Stefanie Olsen Staff writer, CNET News
Stefanie Olsen covers technology and science.
Stefanie Olsen

Researchers at the University of Wisconsin-Madison have found a way to track the reaction time of atoms to electrical fields at a nanoscale, or on the order of a billionth of a second or less. Typically, specialized microscopes for the field of nanotechnology only let scientists see atoms, not their reaction to electricity. But by using a synchrotron light source, called an Advanced Photon Source from the Argonne National Laboratory, the scientists were able to generate a tightly focused beam of X-rays on a thin film, which was made of so-called ferroelectric material by one of the scientists. (Ferroelectric materials respond to electric fields by expanding or contracting their crystal lattice structures.) This way, the scientists said, the X-Rays can reflect and trace fast pulses of an atom's movement when subjected to electrical signals.

"You can see in time how the crystal structure (of the material) changes as the switching polarization propagates through the lattice," Alexei Grigoriev, a UW-Madison postdoctoral fellow and the lead author of the Physical Review Letters paper, said in a statement.
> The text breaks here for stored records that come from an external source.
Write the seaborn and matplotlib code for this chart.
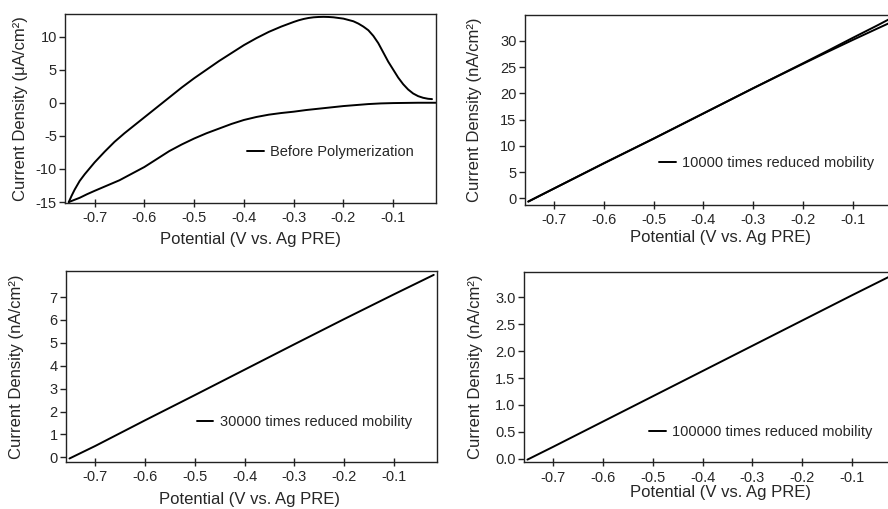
import matplotlib
matplotlib.use("Agg")
import matplotlib.pyplot as plt
import pandas as pd
import seaborn as sns

# --- data ------------------------------------------------------------------
# panel 1 : cyclic voltammogram before polymerization (uA/cm2)
cv_fwd_x = [-0.752, -0.746, -0.74, -0.73, -0.72, -0.71, -0.70, -0.68, -0.66,
            -0.64, -0.62, -0.60, -0.575, -0.55, -0.525, -0.50, -0.475, -0.45,
            -0.425, -0.40, -0.375, -0.35, -0.325, -0.30, -0.29, -0.28, -0.27,
            -0.26, -0.25, -0.24, -0.23, -0.22, -0.21, -0.20, -0.19, -0.18,
            -0.17, -0.16, -0.15, -0.14, -0.13, -0.12, -0.11, -0.10, -0.09,
            -0.08, -0.07, -0.06, -0.05, -0.04, -0.03, -0.022]
cv_fwd_y = [-15.0, -14.0, -13.1, -11.8, -10.8, -9.9, -9.0, -7.4, -5.9,
            -4.6, -3.4, -2.2, -0.7, 0.8, 2.3, 3.7, 5.0, 6.3,
            7.5, 8.7, 9.75, 10.7, 11.5, 12.2, 12.45, 12.65, 12.8,
            12.9, 12.95, 12.97, 12.95, 12.9, 12.8, 12.7, 12.5, 12.3,
            11.95, 11.5, 10.95, 10.1, 9.0, 7.6, 6.2, 5.0, 3.8,
            2.8, 2.0, 1.4, 1.0, 0.75, 0.6, 0.55]
cv_rev_x = [-0.014, -0.05, -0.10, -0.125, -0.15, -0.175, -0.20, -0.225, -0.25,
            -0.275, -0.30, -0.325, -0.35, -0.375, -0.40, -0.425, -0.45, -0.475,
            -0.50, -0.525, -0.55, -0.575, -0.60, -0.625, -0.65, -0.675, -0.70,
            -0.715, -0.73, -0.742, -0.752]
cv_rev_y = [0.0, 0.0, -0.05, -0.1, -0.2, -0.35, -0.5, -0.7, -0.9,
            -1.1, -1.35, -1.55, -1.8, -2.15, -2.6, -3.2, -3.9, -4.6,
            -5.4, -6.3, -7.3, -8.5, -9.7, -10.7, -11.7, -12.5, -13.3,
            -13.8, -14.35, -14.7, -15.0]

# panel 2 : 10000 times reduced mobility (nA/cm2)
m1_x = [-0.752, -0.70, -0.60, -0.50, -0.40, -0.30, -0.20, -0.15, -0.10, -0.05, -0.02]
m1_fwd = [-0.6, 1.9, 6.7, 11.4, 16.2, 21.0, 25.75, 28.15, 30.6, 33.0, 34.5]
m1_rev = [-0.6, 1.9, 6.7, 11.4, 16.2, 21.0, 25.65, 27.95, 30.2, 32.4, 33.7]

# panel 3 : 30000 times reduced mobility
m3_x = [-0.752, -0.70, -0.60, -0.50, -0.40, -0.30, -0.20, -0.10, -0.02]
m3_y = [-0.05, 0.50, 1.62, 2.72, 3.83, 4.94, 6.04, 7.12, 7.97]

# panel 4 : 100000 times reduced mobility
m10_x = [-0.752, -0.70, -0.60, -0.50, -0.40, -0.30, -0.20, -0.10, -0.02]
m10_y = [-0.02, 0.22, 0.69, 1.16, 1.63, 2.10, 2.57, 3.04, 3.41]

x_ticks = [-0.7, -0.6, -0.5, -0.4, -0.3, -0.2, -0.1]
x_label = "Potential (V vs. Ag PRE)"

# --- style ------------------------------------------------------------------
sns.set_style("ticks")
plt.rcParams["font.family"] = ["Liberation Sans", "DejaVu Sans"]
plt.rcParams["axes.unicode_minus"] = False

fig = plt.figure(figsize=(8.88, 5.09), dpi=100)
W = 0.4175
ax1 = fig.add_axes([0.0735, 0.601, W, 0.3715])
ax2 = fig.add_axes([0.591, 0.597, W, 0.374])
ax3 = fig.add_axes([0.0743, 0.0929, W, 0.3747])
ax4 = fig.add_axes([0.590, 0.0917, W, 0.3745])

line_kw = dict(color="black", linewidth=1.4, sort=False, estimator=None)


def draw(ax, xs, ys):
    for x, y in zip(xs, ys):
        df = pd.DataFrame({"x": x, "y": y})
        sns.lineplot(data=df, x="x", y="y", ax=ax, **line_kw)


def style(ax, ylim, yticks, yfmt, ylab, ylab_x, xlab_pos, leg_pos, label):
    ax.set_xlim(-0.759, -0.014)
    ax.set_ylim(*ylim)
    ax.set_xticks(x_ticks)
    ax.set_xticklabels([f"{t:.1f}" for t in x_ticks])
    ax.set_yticks(yticks)
    ax.set_yticklabels([yfmt.format(t) for t in yticks])
    for sp in ax.spines.values():
        sp.set_visible(True)
        sp.set_linewidth(1.0)
        sp.set_color("#222222")
    ax.tick_params(axis="x", direction="inout", length=6, width=1.0,
                   labelsize=10.5, pad=3, color="#222222")
    ax.tick_params(axis="y", direction="out", length=4, width=1.0,
                   labelsize=10.5, pad=2, color="#222222")
    ax.set_xlabel(x_label, fontsize=12)
    ax.set_ylabel(ylab, fontsize=12)
    ax.xaxis.set_label_coords(*xlab_pos)
    ax.yaxis.set_label_coords(ylab_x, 0.5)
    ax.legend([ax.lines[0]], [label], loc="center left",
              bbox_to_anchor=leg_pos, frameon=False, fontsize=10.5,
              borderpad=0, borderaxespad=0, handlelength=1.15,
              handletextpad=0.45)


draw(ax1, [cv_fwd_x, cv_rev_x], [cv_fwd_y, cv_rev_y])
style(ax1, (-15.15, 13.4), [-15, -10, -5, 0, 5, 10], "{:d}",
      "Current Density (\u03bcA/cm\u00b2)", -0.10, (0.5, -0.155),
      (0.49, 0.271), "Before Polymerization")

draw(ax2, [m1_x, m1_x], [m1_fwd, m1_rev])
style(ax2, (-1.28, 35.0), [0, 5, 10, 15, 20, 25, 30], "{:d}",
      "Current Density (nA/cm\u00b2)", -0.115, (0.528, -0.131),
      (0.362, 0.219), "10000 times reduced mobility")

draw(ax3, [m3_x], [m3_y])
style(ax3, (-0.19, 8.14), [0, 1, 2, 3, 4, 5, 6, 7], "{:d}",
      "Current Density (nA/cm\u00b2)", -0.112, (0.496, -0.157),
      (0.3526, 0.21), "30000 times reduced mobility")

draw(ax4, [m10_x], [m10_y])
style(ax4, (-0.07, 3.48), [0.0, 0.5, 1.0, 1.5, 2.0, 2.5, 3.0], "{:.1f}",
      "Current Density (nA/cm\u00b2)", -0.111, (0.53, -0.119),
      (0.337, 0.16), "100000 times reduced mobility")

fig.savefig("out.png", dpi=100)
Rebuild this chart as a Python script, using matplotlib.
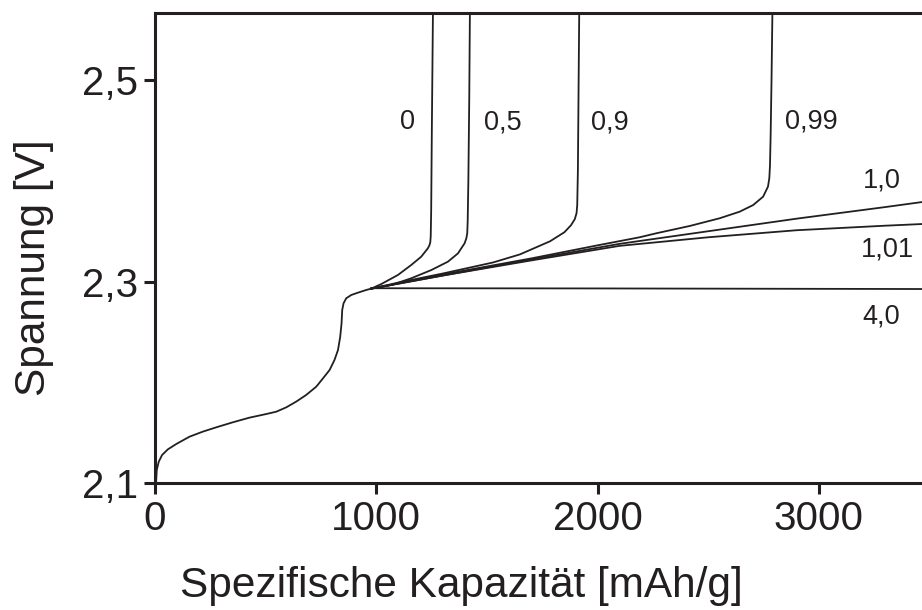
import matplotlib
matplotlib.use("Agg")
import matplotlib.pyplot as plt

plt.rcParams['font.family'] = ['Liberation Sans', 'DejaVu Sans']

INK = '#231f20'

# Shared discharge curve up to the branching point
base_x = [0, 5, 8, 17, 32, 58, 96, 156, 216, 277, 352, 427, 503, 548, 593, 638, 683, 729, 759, 789,
          811, 827, 837, 843, 846, 852, 864, 887, 917, 955, 977]
base_y = [2.100, 2.1013, 2.1129, 2.1212, 2.1278, 2.1334, 2.1387, 2.1460, 2.1510, 2.1553, 2.1603, 2.1649,
          2.1685, 2.1708, 2.1751, 2.1808, 2.1874, 2.1957, 2.2039, 2.2122, 2.2221, 2.2321, 2.2453, 2.2586,
          2.2718, 2.2784, 2.2834, 2.2867, 2.2890, 2.2917, 2.2930]

# Branches
b0_x = [977, 1023, 1098, 1158, 1203, 1233, 1240, 1244, 1246, 1248, 1251, 1256, 1258]
b0_y = [2.2930, 2.2976, 2.3066, 2.3165, 2.3247, 2.3330, 2.3360, 2.3390, 2.3450, 2.3700, 2.4500, 2.5670, 2.6000]

b05_x = [977, 1068, 1158, 1249, 1324, 1369, 1399, 1407, 1411, 1413, 1416, 1420, 1423, 1424]
b05_y = [2.2930, 2.2966, 2.3033, 2.3115, 2.3198, 2.3280, 2.3380, 2.3430, 2.3480, 2.3600, 2.4000, 2.4800,
         2.5670, 2.6000]

b09_x = [977, 1100, 1300, 1528, 1649, 1785, 1850, 1880, 1897, 1905, 1908, 1911, 1914, 1917, 1918]
b09_y = [2.2930, 2.2990, 2.3080, 2.3190, 2.3270, 2.3400, 2.3490, 2.3560, 2.3620, 2.3680, 2.3760, 2.4100,
         2.4900, 2.5670, 2.6000]

b099_x = [977, 1300, 1700, 2000, 2190, 2266, 2416, 2552, 2642, 2703, 2748, 2770, 2776, 2779, 2782,
          2786, 2790, 2792]
b099_y = [2.2930, 2.3070, 2.3230, 2.3360, 2.3440, 2.3480, 2.3552, 2.3629, 2.3694, 2.3760, 2.3843, 2.3943,
          2.4026, 2.4150, 2.4450, 2.5000, 2.5670, 2.6000]

b10_x = [977, 1300, 1700, 2100, 2500, 2900, 3300, 3500]
b10_y = [2.2930, 2.3060, 2.3220, 2.3375, 2.3500, 2.3625, 2.3740, 2.3800]

b101_x = [977, 1300, 1700, 2100, 2500, 2900, 3300, 3500]
b101_y = [2.2930, 2.3060, 2.3210, 2.3355, 2.3440, 2.3510, 2.3555, 2.3575]

b40_x = [977, 1500, 2000, 2500, 3000, 3500]
b40_y = [2.2934, 2.2933, 2.2932, 2.2930, 2.2928, 2.2926]

branch_labels = ['0', '0,5', '0,9', '0,99', '1,0', '1,01', '4,0']
label_x = [1143, 1573, 2056, 2966, 3285, 3312, 3281]
label_y = [2.4515, 2.4515, 2.4515, 2.4525, 2.393, 2.3254, 2.258]

x_ticks = [0, 1000, 2000, 3000]
y_ticks = [2.1, 2.3, 2.5]
y_ticklabels = ['2,1', '2,3', '2,5']

fig = plt.figure(figsize=(9.22, 6.10), dpi=100)
ax = fig.add_axes([155 / 922, 127 / 610, (922 - 155) / 922, (483 - 13) / 610])

lw = 1.3
ax.plot(base_x, base_y, color=INK, lw=lw, solid_joinstyle='round')
for xs, ys in [(b0_x, b0_y), (b05_x, b05_y), (b09_x, b09_y), (b099_x, b099_y),
               (b10_x, b10_y), (b101_x, b101_y), (b40_x, b40_y)]:
    ax.plot(xs, ys, color=INK, lw=lw, solid_joinstyle='round')

for t, lx, ly in zip(branch_labels, label_x, label_y):
    ax.text(lx, ly, t, ha='center', va='baseline', fontsize=19.5, color=INK)

ax.set_xlim(0, 3466)
ax.set_ylim(2.1, 2.5667)
ax.set_xticks(x_ticks)
ax.set_xticklabels([str(v) for v in x_ticks])
ax.set_yticks(y_ticks)
ax.set_yticklabels(y_ticklabels)

ax.spines['right'].set_visible(False)
for s in ['left', 'top', 'bottom']:
    ax.spines[s].set_linewidth(2.2)
    ax.spines[s].set_color(INK)

ax.tick_params(axis='both', direction='out', length=8, width=2.2, colors=INK,
               labelsize=29, labelcolor=INK)
ax.tick_params(axis='x', pad=4)
ax.tick_params(axis='y', pad=4)

ax.set_xlabel('Spezifische Kapazität [mAh/g]', fontsize=30.5, color=INK)
ax.set_ylabel('Spannung [V]', fontsize=30.5, color=INK)
ax.xaxis.set_label_coords((461 - 155) / 767, -(566 - 483) / 470)
ax.yaxis.set_label_coords(-(155 - 54) / 767, (483 - 268) / 470)

fig.savefig('out.png', dpi=100)
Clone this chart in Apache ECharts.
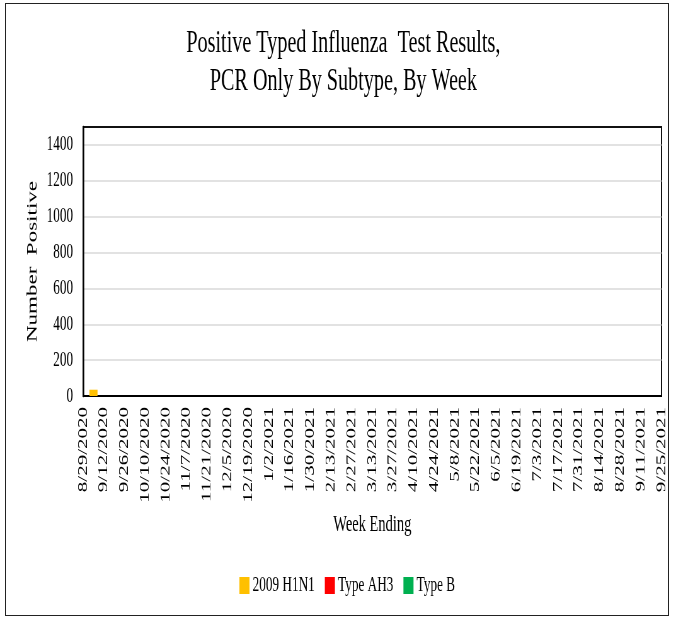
<!DOCTYPE html>
<html>
<head>
<meta charset="utf-8">
<script src="https://cdn.jsdelivr.net/npm/echarts@6/dist/echarts.min.js"></script>
<style>
  html, body { margin: 0; padding: 0; background: #fff; overflow: hidden; }
  #wrap { position: relative; width: 673px; height: 618px; }
  /* the reference is squeezed horizontally, so draw wide and scale down */
  #chart { position: absolute; left: 0; top: 0; width: 1068px; height: 618px;
           transform: scaleX(0.63); transform-origin: 0 0; }
  #frame { position: absolute; left: 5px; top: 3px; width: 662px; height: 611px;
           border: 1.5px solid #222; pointer-events: none; }
</style>
</head>
<body>
<div id="wrap">
  <div id="chart"></div>
  <div id="frame"></div>
</div>
<script>
const weeks = [
  '8/29/2020', '9/5/2020', '9/12/2020', '9/19/2020', '9/26/2020', '10/3/2020',
  '10/10/2020', '10/17/2020', '10/24/2020', '10/31/2020', '11/7/2020', '11/14/2020',
  '11/21/2020', '11/28/2020', '12/5/2020', '12/12/2020', '12/19/2020', '12/26/2020',
  '1/2/2021', '1/9/2021', '1/16/2021', '1/23/2021', '1/30/2021', '2/6/2021',
  '2/13/2021', '2/20/2021', '2/27/2021', '3/6/2021', '3/13/2021', '3/20/2021',
  '3/27/2021', '4/3/2021', '4/10/2021', '4/17/2021', '4/24/2021', '5/1/2021',
  '5/8/2021', '5/15/2021', '5/22/2021', '5/29/2021', '6/5/2021', '6/12/2021',
  '6/19/2021', '6/26/2021', '7/3/2021', '7/10/2021', '7/17/2021', '7/24/2021',
  '7/31/2021', '8/7/2021', '8/14/2021', '8/21/2021', '8/28/2021', '9/4/2021',
  '9/11/2021', '9/18/2021', '9/25/2021',
]

const h1n1 = [
  0, 35, 0, 0, 0, 0, 0, 0, 0, 0, 0, 0, 0, 0, 0, 0, 0, 0, 0,
  0, 0, 0, 0, 0, 0, 0, 0, 0, 0, 0, 0, 0, 0, 0, 0, 0, 0, 0,
  0, 0, 0, 0, 0, 0, 0, 0, 0, 0, 0, 0, 0, 0, 0, 0, 0, 0, 0,
]
const typeAH3 = [
  0, 0, 0, 0, 0, 0, 0, 0, 0, 0, 0, 0, 0, 0, 0, 0, 0, 0, 0,
  0, 0, 0, 0, 0, 0, 0, 0, 0, 0, 0, 0, 0, 0, 0, 0, 0, 0, 0,
  0, 0, 0, 0, 0, 0, 0, 0, 0, 0, 0, 0, 0, 0, 0, 0, 0, 0, 0,
]
const typeB = [
  0, 0, 0, 0, 0, 0, 0, 0, 0, 0, 0, 0, 0, 0, 0, 0, 0, 0, 0,
  0, 0, 0, 0, 0, 0, 0, 0, 0, 0, 0, 0, 0, 0, 0, 0, 0, 0, 0,
  0, 0, 0, 0, 0, 0, 0, 0, 0, 0, 0, 0, 0, 0, 0, 0, 0, 0, 0,
]

const seriesNames = ['2009 H1N1', 'Type AH3', 'Type B']
const seriesColors = ['#FFC000', '#FF0000', '#00B050']
// axis tops out at 1500 but the last label shown is 1400
const yTicks = { min: 0, max: 1500, interval: 100 }

const font = 'Liberation Serif, Times New Roman, serif'

const chart = echarts.init(document.getElementById('chart'), null, { renderer: 'canvas' })

const option = {
  animation: false,
  backgroundColor: '#fff',
  title: {
    text: 'Positive Typed Influenza  Test Results,\nPCR Only By Subtype, By Week',
    left: 540,
    top: 20,
    textAlign: 'center',
    textStyle: { fontFamily: font, fontSize: 32, fontWeight: 'normal', color: '#000', lineHeight: 38 },
  },
  legend: {
    left: 375,
    top: 570,
    itemWidth: 16,
    itemHeight: 17,
    itemGap: 16,
    icon: 'rect',
    textStyle: { fontFamily: font, fontSize: 21, color: '#000' },
    data: seriesNames,
  },
  grid: {
    left: 132,
    right: 18,
    top: 127,
    bottom: 222,
    show: true,
    borderColor: '#111',
    borderWidth: 2,
  },
  xAxis: {
    type: 'category',
    data: weeks,
    boundaryGap: false,
    name: 'Week Ending',
    nameLocation: 'middle',
    nameGap: 117,
    nameTextStyle: { fontFamily: font, fontSize: 23, color: '#000' },
    axisLine: { lineStyle: { color: '#000', width: 2 } },
    axisTick: { show: false },
    axisLabel: {
      interval: 1,
      rotate: 90,
      margin: 11,
      hideOverlap: false,
      fontFamily: font,
      fontSize: 21,
      color: '#000',
    },
    splitLine: { show: false },
  },
  yAxis: {
    type: 'value',
    min: yTicks.min,
    max: yTicks.max,
    interval: yTicks.interval,
    name: 'Number  Positive',
    nameLocation: 'middle',
    nameGap: 64,
    nameTextStyle: { fontFamily: font, fontSize: 23, color: '#000' },
    axisLine: { show: true, lineStyle: { color: '#000', width: 2.5 } },
    axisTick: { show: false },
    axisLabel: {
      margin: 16,
      fontFamily: font,
      fontSize: 21,
      color: '#000',
      showMaxLabel: false,
      formatter: (val) => (val % 200 === 0 ? String(val) : ''),
    },
    splitLine: {
      lineStyle: {
        color: ['#d9d9d9', 'transparent'],
        width: 1.5,
      },
    },
  },
  series: [h1n1, typeAH3, typeB].map((vals, idx) => ({
    name: seriesNames[idx],
    type: 'bar',
    stack: 'flu',
    barWidth: '78%',
    data: vals,
    itemStyle: { color: seriesColors[idx] },
  })),
}

chart.setOption(option)
</script>
</body>
</html>
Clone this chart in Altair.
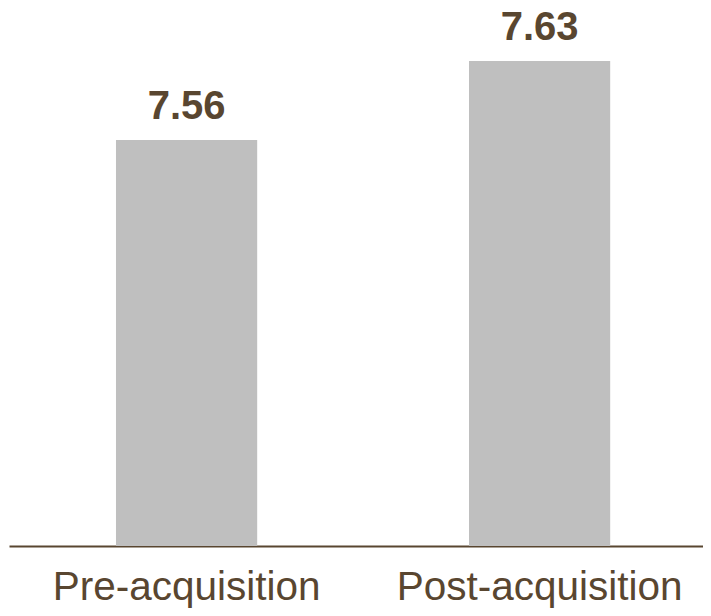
import altair as alt
import pandas as pd

categories = ["Pre-acquisition", "Post-acquisition"]
values = [7.56, 7.63]

df = pd.DataFrame({"period": categories, "value": values})

BROWN = "#594630"
FONT = "Liberation Sans"

x_enc = alt.X(
    "period:N",
    sort=categories,
    title=None,
    scale=alt.Scale(paddingInner=0.6, paddingOuter=0.283, align=0.5355),
    axis=alt.Axis(
        labelAngle=0,
        labelFont=FONT,
        labelFontSize=40.5,
        labelColor=BROWN,
        labelBaseline="alphabetic",
        labelPadding=53,
        labelLimit=1000,
        ticks=False,
        tickSize=0,
        domainColor=BROWN,
        domainWidth=2,
        grid=False,
    ),
)

y_scale = alt.Scale(domain=[7.2, 7.67], zero=False, nice=False)

base = alt.Chart(df)

bars = base.mark_bar(color="#bfbfbf").encode(
    x=x_enc,
    y=alt.Y("value:Q", scale=y_scale, axis=None),
    y2=alt.datum(7.2),
)

labels = base.mark_text(
    baseline="alphabetic",
    align="center",
    dy=-21,
    font=FONT,
    fontSize=40,
    fontWeight="bold",
    color=BROWN,
).encode(
    x=alt.X("period:N", sort=categories),
    y=alt.Y("value:Q", scale=y_scale, axis=None),
    text=alt.Text("value:Q", format=".2f"),
)

chart = (
    alt.layer(bars, labels)
    .properties(
        width=694,
        height=530,
        autosize=alt.AutoSizeParams(type="none"),
        padding={"left": 1, "top": 8, "right": 0, "bottom": 62},
        background="white",
    )
    .configure_view(stroke=None)
)

chart.save("out.html", embed_options={"renderer": "svg", "actions": False})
"Now we have a tool to look inside a device and see how it works at the spatial scale of nanometers and the time scale of nanoseconds," he said.

Measuring time in small devices adds new dimension to the fast-growing field of nanotechnology and could be used to develop better memory applications for microelectronics, according to the researchers.

The research appeared in the May edition of the journal Physical Review Letters.